In general, if I wanted to access(read or write) to some hardware device how do the kernel and bsp (board support package) interact to make this possible assuming the device drivers live inside the bsp?
BSP comprises support for CPU/peripheral initialization and on-board peripheral specific functions, drivers. BSP shall have routines specific to entities like interrupt controller, rtc, timers, dma, uart/usb/ethernet/other-interfaces, spi/i2c, pci/isa bus, flash/ ROM/ EEPROM/ NVRAM, memory map, bootloader, filesystem etc. The routines shall be related to device selection/identification, registration, initialization/opening, reading/receiving, writing/sending or closing/freeing the device.
Normally, these routines shall be placed in respective processor directory/sub-directories. These functions shall be used/invoked by kernel in the form of device driver or independently as required by kernel. Since BSP is collection of hardware specific routines(or set of library), the BSP is also termed as a kind of interface between kernel/OS and on-board peripherals/hardware.

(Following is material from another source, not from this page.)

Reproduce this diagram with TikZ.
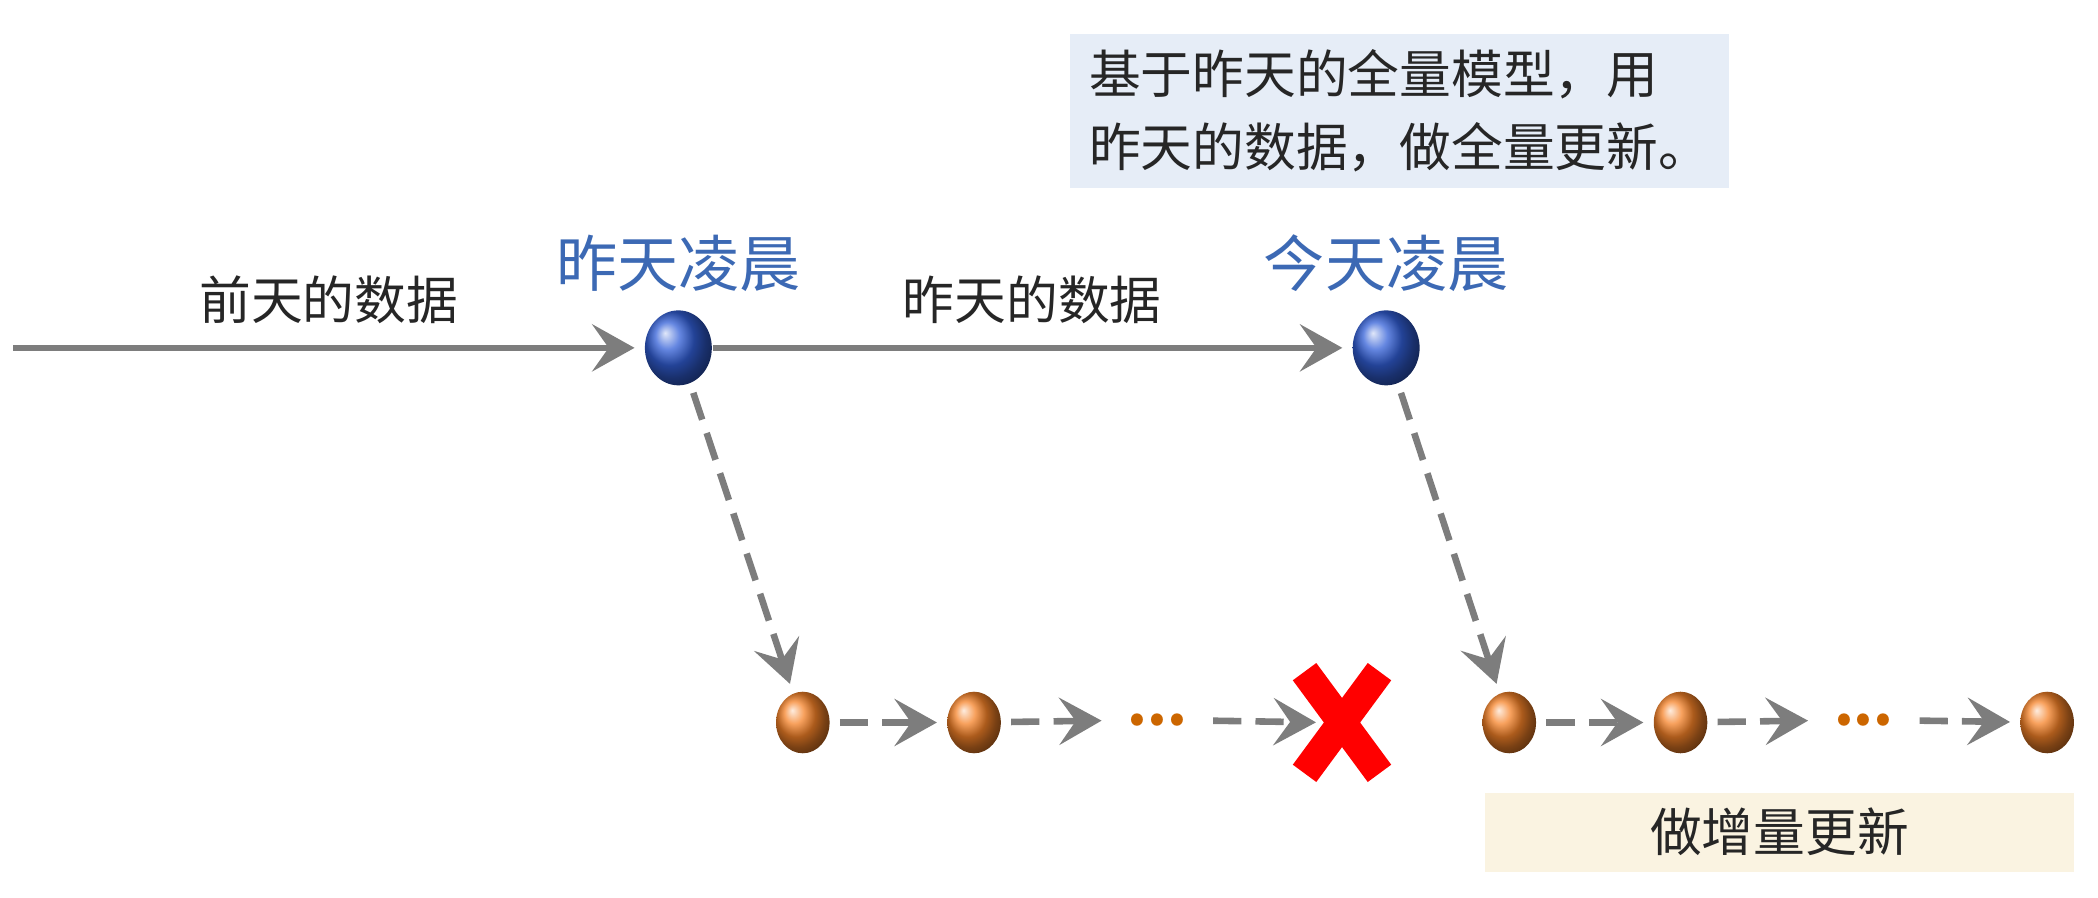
\documentclass[tikz,border=0pt]{standalone}
\usepackage{fontspec}
\setmainfont{Noto Sans CJK SC}
\usetikzlibrary{shapes.geometric,arrows.meta}
\definecolor{boxblue}{RGB}{230,237,247}
\definecolor{boxcream}{RGB}{250,243,225}
\definecolor{daytext}{RGB}{60,105,180}
\definecolor{linegray}{RGB}{125,125,125}
\definecolor{ballblue}{RGB}{50,95,215}
\definecolor{ballorange}{RGB}{245,130,40}
\tikzstyle{bigball}=[ellipse, minimum width=0.5cm, minimum height=0.56cm,
  inner sep=0pt, ball color=ballblue]
\tikzstyle{smallball}=[ellipse, minimum width=0.4cm, minimum height=0.46cm,
  inner sep=0pt, ball color=ballorange]
\tikzstyle{texto}=[font=\fontsize{11}{15.5}\selectfont, text=black!85]
\tikzstyle{daylabel}=[font=\fontsize{13}{16}\selectfont, text=daytext]
\tikzstyle{line}=[draw, line width=1.4pt, color=linegray,
  -{Stealth[length=9pt,width=10pt,inset=3.5pt]}, shorten >=2pt]
\tikzstyle{linepart}=[line, dash pattern=on 6pt off 3pt, shorten <=2pt]
\tikzstyle{dots}=[font=\fontsize{12}{12}\selectfont\bfseries, text=orange!80!black]
\begin{document}
\begin{tikzpicture}[x=0.01cm,y=-0.01cm]
  \useasboundingbox (0,0) rectangle (1568,671);

  % note boxes
  \node (NOTE) [fill=boxblue, minimum width=4.92cm, minimum height=1.15cm,
    texto, align=left] at (1046,83) {基于昨天的全量模型，用\\昨天的数据，做全量更新。};
  \node (INCR) [fill=boxcream, minimum width=4.4cm, minimum height=0.57cm,
    texto] at (1330,622) {做增量更新};

  % start of the timeline
  \coordinate (START) at (10,260);
  \node (YDAY) [bigball] at (507,260) {};
  \node (TDAY) [bigball] at (1036,260) {};
  \node [daylabel] at (507,197) {昨天凌晨};
  \node [daylabel] at (1036,197) {今天凌晨};

  % first chain of updates
  \node (A1) [smallball] at (600,540) {};
  \node (A2) [smallball] at (728,540) {};
  \node (ADOTS) [dots] at (865,538) {...};
  \node (STOP) at (1003,540) {};
  \draw [red, line width=6.2pt] (975,502) -- (1031,578) (1031,502) -- (975,578);

  % second chain of updates
  \node (B1) [smallball] at (1128,540) {};
  \node (B2) [smallball] at (1256,540) {};
  \node (BDOTS) [dots] at (1393,538) {...};
  \node (B3) [smallball] at (1530,540) {};

  % full updates along the days
  \path [line] (START) -- node [texto, above=1pt] {前天的数据} (YDAY);
  \path [line] (YDAY) -- node [texto, above=1pt] {昨天的数据} (TDAY);

  % incremental updates
  \path [linepart] (YDAY) -- (A1);
  \path [linepart] (TDAY) -- (B1);
  \path [linepart] (A1) -- (A2);
  \path [linepart] (A2) -- (ADOTS);
  \path [linepart] (ADOTS) -- (STOP.west);
  \path [linepart] (B1) -- (B2);
  \path [linepart] (B2) -- (BDOTS);
  \path [linepart] (BDOTS) -- (B3);
\end{tikzpicture}
\end{document}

How linux drive many network cards with the same driver?

I am learning linux network driver recently, and I wonder that if I have many network cards in same type on my board, how does the kernel drive them? Does the kernel need to load the same driver many times? I think it's not possible, insmod won't do that, so how can I make all same kind cards work at same time?
regards
The state of every card (I/O addresses, IRQs, ...) is stored into a driver-specific structure that is passed (directly or indirectly) to every entry point of the driver which can this way differenciate the cards. That way the very same code can control different cards (which means that yes, the kernel only keeps one instance of a driver's module no matter the number of devices it controls).
For instance, have a look at drivers/video/backlight/platform_lcd.c, which is a very simple LCD power driver. It contains a structure called platform_lcd that is private to this file and stores the state of the LCD (whether it is powered, and whether it is suspended). One instance of this structure is allocated in the probe function of the driver through kzalloc - that is, one per LCD device - and stored into the platform device representing the LCD using platform_set_drvdata. The instance that has been allocated for this device is then fetched back at the beginning of all other driver functions so that it knows which instance it is working on:
struct platform_lcd *plcd = to_our_lcd(lcd);
to_our_lcd expands to lcd_get_data which itself expands to dev_get_drvdata (a counterpart of platform_set_drvdata) if you look at include/linux/lcd.h. The function can then know the state of the device is has been invoked for.
This is a very simple example, and the platform_lcd driver does not directly control any device (this is deferred to a function pointer in the platform data), but add hardware-specific parameters (IRQ, I/O base, etc.) and you get how 99% of the drivers in Linux work.
The driver code is only loaded once, but it allocates a separate context structure for each card. Typically you will see a struct pci_driver with a .probe function pointer. The probe function is called once for each card by the PCI support code, and it calls alloc_etherdev to allocate a network interface with space for whatever private context it needs.